Articles in Refereed Journals: 

‘Crises of Commemoration: Cold War, Decolonization, and the bungled 1954 D-Day Commemoration’, French History, 35:1 (2021), 91-111.

‘Uprooting identity: European Integration, political realignment, and the wine of the Languedoc (1984-2014)’, Contemporary European History, 29:4 (2020), 473-487.

‘Eclipse in the Dark Years: Pick-up Flights, Routes of Resistance and the Free French’, European Review of History, 25:2 (2018), 392-414.

‘African Dawn: Keïta Fodéba and the Imagining of National Culture in Guinea’, Historical Reflections/Réflexions Historiques, 43:3 (2017), 102-121.

(with J. W. Hawkey, Bristol) “From the soil we have come, to the soil we shall go and from the soil we want to live”: Language, politics and identity in the Grande Révolte of 1907, Modern & Contemporary France, 23:3 (2015), 307-326.

‘“Je suis socialiste et quinziste”: Rugby, Wine and Socialism in the Aude since 1976’, National Identities, 16:4 (2014), 291-309.

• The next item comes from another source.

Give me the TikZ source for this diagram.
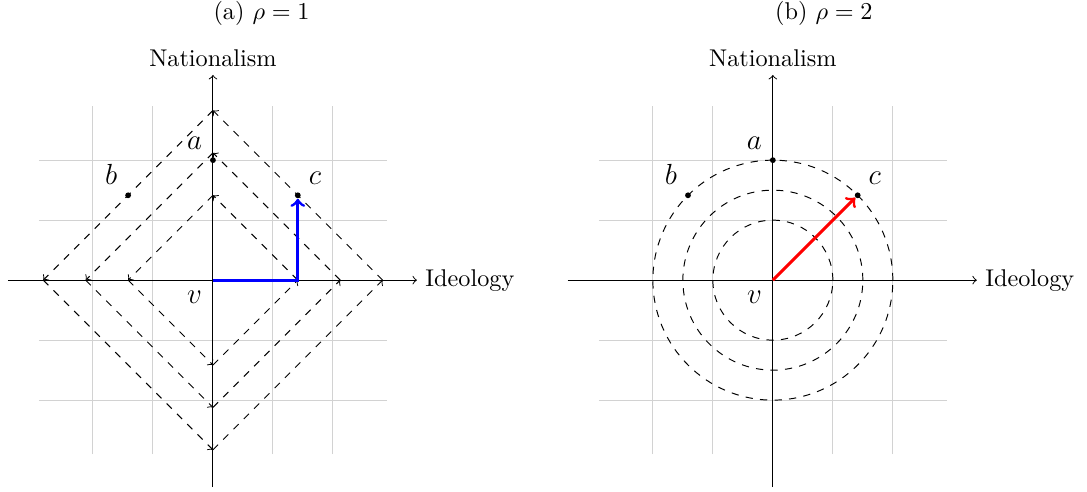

‘Of Colonial Futures and an Administrative Alamo: Rethinking the Loi-cadre (1956) in French West Africa’, French History, 28:1 (2014), 92-113. 
 
Chapters in Edited Volumes: 

‘Pan-Africanism and Decolonization: Between the Universal and the Particular’ in R. Rabaka (ed.), Routledge Handbook of Pan-Africanism (Routledge, 2020), 112-124. 

‘Information After Empire’: British Overseas Representation and Francophone Africa (1957-1967)’ in David Thackeray, Richard Toye, Andrew Thompson (ed.s), Imagining Britain’s economic future, c.1800-1975: Trade, consumerism and global markets (Palgrave, 2018), 205-230.

‘Colonial Futures, Contingencies and the End of French Empire’, in Smith and Jeppesen (ed.s), Britain, France, and the Decolonization of Africa: Future Imperfect? (London, UCL Press, 2017).

‘An Uncertain Icon: The Changing Significance of the Croix Occitane in the Midi viticole’, in P. Young & P Whalen (ed.s), Place and Locality in Modern France (Bloomsbury, 2014), 181-191.

‘Molotovs in the Minervois: Were the Comité Régional d’Action Viticole terrorists, revolutionaries or just cantankerous winegrowers?’, B. Sudlow (ed.), National Identities in France (New Jersey, Transaction, 2011), 81-98. 

Supervision

I welcome enquiries from prospective students who are interested in topics related to my research and beyond, in particular the history of the Languedoc, France and its Empire during the late colonial period, minority nationalism and regionalism, and the history of the Second World War. 

Public Engagement

I have been widely engaged in public history and media commentary on history and current affairs, contributing to Sky News, France24, and the BBC, as well as featuring on a Netflix documentary about my research ('Rotten', series 2, episode 2). I have conducted live interviews on radio and television, as well as contributed opinion pieces on issues of Franco-British relations and history.